One thing missing from this very interesting New York Times story about a botched Jacques Chirac initiative to send his foreign minister to Iran (an effort to dislodge the Lebanon crisis) concerns this individual --

It [the Iran feelers] had been developed inside Élysée Palace by Maurice Gourdault-Montagne, Mr. Chirac’s national security adviser. When Mr. Gourdault-Montagne met with Iran’s foreign minister, Manouchehr Mottaki, on the fringes of a security conference in Bahrain last month, Mr. Mottaki suggested that Mr. Douste-Blazy visit Tehran.

Noteworthy because Chirac apparently plans to install Maurice Gourdault-Montagne as head of Caisse des Dépôts et Consignations (CDC), a huge state-owned financial asset manager and a classic sinecure for the country's political elite. So his time horizon may suddenly have grown very short, hence the willingness to take a risk on backdoor negotiations with Iran.

And speaking of French public officials with cushy jobs, the inevitable other shoe has dropped on the over-the-top left wing outrage about the ageless Johnny Hallyday relocating his tax affairs to Switzerland -- the comedy being supplied by politicians who have spent a lifetime with their snouts at the public trough fulminating about Johnny's rational behaviour.

And that other shoe -- Socialist presidential candidate Ségolène Royal has apparently been using well structured tax avoidance herself, dumping her 3 residences into a holding company to avoid the wealth tax. The ability of French politicians to accumulate property on public salaries has always been a source of inspiration to their Irish counterparts.

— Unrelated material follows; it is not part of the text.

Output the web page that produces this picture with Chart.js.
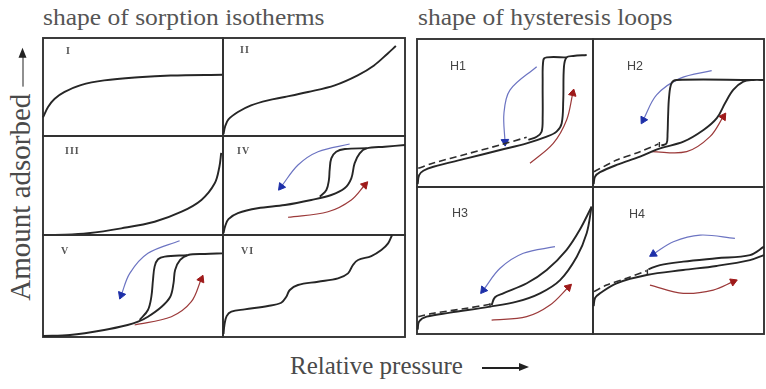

UPDATE: In fairness we should note Sego's side of the story, that a bank required a holding company for one of the properties and thus it's not intended to avoid the wealth tax, which she does pay. Apparently her partner is going to sue one National Assembly member for libel, although one assumes that that the careful distinction between tax avoidance and tax evasion applies in this case.